◆ GIVEN DATA
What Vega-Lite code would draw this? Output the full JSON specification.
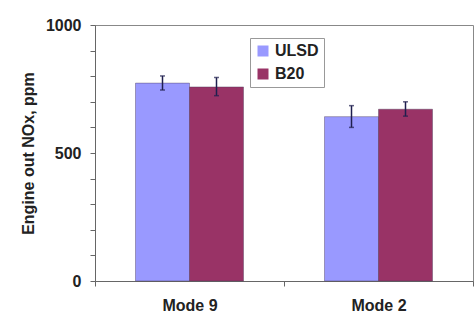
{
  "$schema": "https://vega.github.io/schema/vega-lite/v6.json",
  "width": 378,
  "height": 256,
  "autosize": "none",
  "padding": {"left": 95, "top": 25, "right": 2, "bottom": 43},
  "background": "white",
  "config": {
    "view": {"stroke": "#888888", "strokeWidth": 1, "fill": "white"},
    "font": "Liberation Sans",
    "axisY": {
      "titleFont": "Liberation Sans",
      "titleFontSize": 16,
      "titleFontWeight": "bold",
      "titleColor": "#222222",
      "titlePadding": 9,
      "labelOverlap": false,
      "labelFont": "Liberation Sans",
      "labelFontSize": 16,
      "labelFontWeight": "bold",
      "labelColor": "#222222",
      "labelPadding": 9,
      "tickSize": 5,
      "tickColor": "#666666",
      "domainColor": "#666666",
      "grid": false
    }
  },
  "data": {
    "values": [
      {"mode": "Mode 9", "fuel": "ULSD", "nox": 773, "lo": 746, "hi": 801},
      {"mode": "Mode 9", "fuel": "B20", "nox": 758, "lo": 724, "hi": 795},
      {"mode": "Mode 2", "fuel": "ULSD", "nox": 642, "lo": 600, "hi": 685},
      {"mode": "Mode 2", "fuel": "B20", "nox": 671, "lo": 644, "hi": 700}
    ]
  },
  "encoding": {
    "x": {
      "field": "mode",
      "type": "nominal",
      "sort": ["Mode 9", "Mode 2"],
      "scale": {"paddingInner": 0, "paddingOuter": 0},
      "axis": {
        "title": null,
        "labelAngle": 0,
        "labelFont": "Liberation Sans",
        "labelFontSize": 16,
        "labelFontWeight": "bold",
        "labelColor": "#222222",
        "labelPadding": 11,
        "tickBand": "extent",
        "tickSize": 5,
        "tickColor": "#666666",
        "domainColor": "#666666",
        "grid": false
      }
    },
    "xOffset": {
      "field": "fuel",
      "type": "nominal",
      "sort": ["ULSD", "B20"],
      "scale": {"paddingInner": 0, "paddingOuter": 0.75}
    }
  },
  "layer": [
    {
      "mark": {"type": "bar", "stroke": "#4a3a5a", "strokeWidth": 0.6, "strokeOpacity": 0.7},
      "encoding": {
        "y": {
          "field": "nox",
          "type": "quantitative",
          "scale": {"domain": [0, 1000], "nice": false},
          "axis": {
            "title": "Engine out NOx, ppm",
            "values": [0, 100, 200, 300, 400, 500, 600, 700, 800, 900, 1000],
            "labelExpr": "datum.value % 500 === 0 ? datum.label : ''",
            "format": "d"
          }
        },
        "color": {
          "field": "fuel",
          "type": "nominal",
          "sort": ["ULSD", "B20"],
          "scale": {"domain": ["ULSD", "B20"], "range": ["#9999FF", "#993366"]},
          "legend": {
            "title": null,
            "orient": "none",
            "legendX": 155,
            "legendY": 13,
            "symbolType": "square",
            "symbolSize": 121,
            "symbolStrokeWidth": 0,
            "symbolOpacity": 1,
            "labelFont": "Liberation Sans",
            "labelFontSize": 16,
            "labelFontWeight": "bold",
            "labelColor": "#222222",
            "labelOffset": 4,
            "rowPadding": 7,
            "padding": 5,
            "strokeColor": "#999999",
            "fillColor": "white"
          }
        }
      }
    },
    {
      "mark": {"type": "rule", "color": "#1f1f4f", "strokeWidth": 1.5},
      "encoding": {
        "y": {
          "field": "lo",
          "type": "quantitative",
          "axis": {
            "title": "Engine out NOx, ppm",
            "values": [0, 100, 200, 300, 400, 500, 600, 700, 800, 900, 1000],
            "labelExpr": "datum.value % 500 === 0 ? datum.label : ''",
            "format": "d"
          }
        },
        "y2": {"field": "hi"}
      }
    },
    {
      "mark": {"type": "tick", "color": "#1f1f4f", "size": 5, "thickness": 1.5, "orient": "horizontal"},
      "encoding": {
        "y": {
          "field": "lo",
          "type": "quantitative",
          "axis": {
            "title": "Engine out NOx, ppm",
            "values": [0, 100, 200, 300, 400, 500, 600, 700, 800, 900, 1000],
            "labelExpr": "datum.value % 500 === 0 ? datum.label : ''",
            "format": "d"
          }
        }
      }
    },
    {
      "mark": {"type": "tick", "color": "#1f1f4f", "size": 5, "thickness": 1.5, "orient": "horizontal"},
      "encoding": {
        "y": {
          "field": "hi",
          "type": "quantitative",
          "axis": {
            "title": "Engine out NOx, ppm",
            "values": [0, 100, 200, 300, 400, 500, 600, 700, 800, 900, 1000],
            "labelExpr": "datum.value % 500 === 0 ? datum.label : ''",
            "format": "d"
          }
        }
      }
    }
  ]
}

◆ DIRECTIVE
Exclude the pictures, and transcribe all of the material exactly.

◆ FINISHED ANSWER
What Vega-Lite code would draw this? Output the full JSON specification.
{
  "$schema": "https://vega.github.io/schema/vega-lite/v6.json",
  "width": 378,
  "height": 256,
  "autosize": "none",
  "padding": {"left": 95, "top": 25, "right": 2, "bottom": 43},
  "background": "white",
  "config": {
    "view": {"stroke": "#888888", "strokeWidth": 1, "fill": "white"},
    "font": "Liberation Sans",
    "axisY": {
      "titleFont": "Liberation Sans",
      "titleFontSize": 16,
      "titleFontWeight": "bold",
      "titleColor": "#222222",
      "titlePadding": 9,
      "labelOverlap": false,
      "labelFont": "Liberation Sans",
      "labelFontSize": 16,
      "labelFontWeight": "bold",
      "labelColor": "#222222",
      "labelPadding": 9,
      "tickSize": 5,
      "tickColor": "#666666",
      "domainColor": "#666666",
      "grid": false
    }
  },
  "data": {
    "values": [
      {"mode": "Mode 9", "fuel": "ULSD", "nox": 773, "lo": 746, "hi": 801},
      {"mode": "Mode 9", "fuel": "B20", "nox": 758, "lo": 724, "hi": 795},
      {"mode": "Mode 2", "fuel": "ULSD", "nox": 642, "lo": 600, "hi": 685},
      {"mode": "Mode 2", "fuel": "B20", "nox": 671, "lo": 644, "hi": 700}
    ]
  },
  "encoding": {
    "x": {
      "field": "mode",
      "type": "nominal",
      "sort": ["Mode 9", "Mode 2"],
      "scale": {"paddingInner": 0, "paddingOuter": 0},
      "axis": {
        "title": null,
        "labelAngle": 0,
        "labelFont": "Liberation Sans",
        "labelFontSize": 16,
        "labelFontWeight": "bold",
        "labelColor": "#222222",
        "labelPadding": 11,
        "tickBand": "extent",
        "tickSize": 5,
        "tickColor": "#666666",
        "domainColor": "#666666",
        "grid": false
      }
    },
    "xOffset": {
      "field": "fuel",
      "type": "nominal",
      "sort": ["ULSD", "B20"],
      "scale": {"paddingInner": 0, "paddingOuter": 0.75}
    }
  },
  "layer": [
    {
      "mark": {"type": "bar", "stroke": "#4a3a5a", "strokeWidth": 0.6, "strokeOpacity": 0.7},
      "encoding": {
        "y": {
          "field": "nox",
          "type": "quantitative",
          "scale": {"domain": [0, 1000], "nice": false},
          "axis": {
            "title": "Engine out NOx, ppm",
            "values": [0, 100, 200, 300, 400, 500, 600, 700, 800, 900, 1000],
            "labelExpr": "datum.value % 500 === 0 ? datum.label : ''",
            "format": "d"
          }
        },
        "color": {
          "field": "fuel",
          "type": "nominal",
          "sort": ["ULSD", "B20"],
          "scale": {"domain": ["ULSD", "B20"], "range": ["#9999FF", "#993366"]},
          "legend": {
            "title": null,
            "orient": "none",
            "legendX": 155,
            "legendY": 13,
            "symbolType": "square",
            "symbolSize": 121,
            "symbolStrokeWidth": 0,
            "symbolOpacity": 1,
            "labelFont": "Liberation Sans",
            "labelFontSize": 16,
            "labelFontWeight": "bold",
            "labelColor": "#222222",
            "labelOffset": 4,
            "rowPadding": 7,
            "padding": 5,
            "strokeColor": "#999999",
            "fillColor": "white"
          }
        }
      }
    },
    {
      "mark": {"type": "rule", "color": "#1f1f4f", "strokeWidth": 1.5},
      "encoding": {
        "y": {
          "field": "lo",
          "type": "quantitative",
          "axis": {
            "title": "Engine out NOx, ppm",
            "values": [0, 100, 200, 300, 400, 500, 600, 700, 800, 900, 1000],
            "labelExpr": "datum.value % 500 === 0 ? datum.label : ''",
            "format": "d"
          }
        },
        "y2": {"field": "hi"}
      }
    },
    {
      "mark": {"type": "tick", "color": "#1f1f4f", "size": 5, "thickness": 1.5, "orient": "horizontal"},
      "encoding": {
        "y": {
          "field": "lo",
          "type": "quantitative",
          "axis": {
            "title": "Engine out NOx, ppm",
            "values": [0, 100, 200, 300, 400, 500, 600, 700, 800, 900, 1000],
            "labelExpr": "datum.value % 500 === 0 ? datum.label : ''",
            "format": "d"
          }
        }
      }
    },
    {
      "mark": {"type": "tick", "color": "#1f1f4f", "size": 5, "thickness": 1.5, "orient": "horizontal"},
      "encoding": {
        "y": {
          "field": "hi",
          "type": "quantitative",
          "axis": {
            "title": "Engine out NOx, ppm",
            "values": [0, 100, 200, 300, 400, 500, 600, 700, 800, 900, 1000],
            "labelExpr": "datum.value % 500 === 0 ? datum.label : ''",
            "format": "d"
          }
        }
      }
    }
  ]
}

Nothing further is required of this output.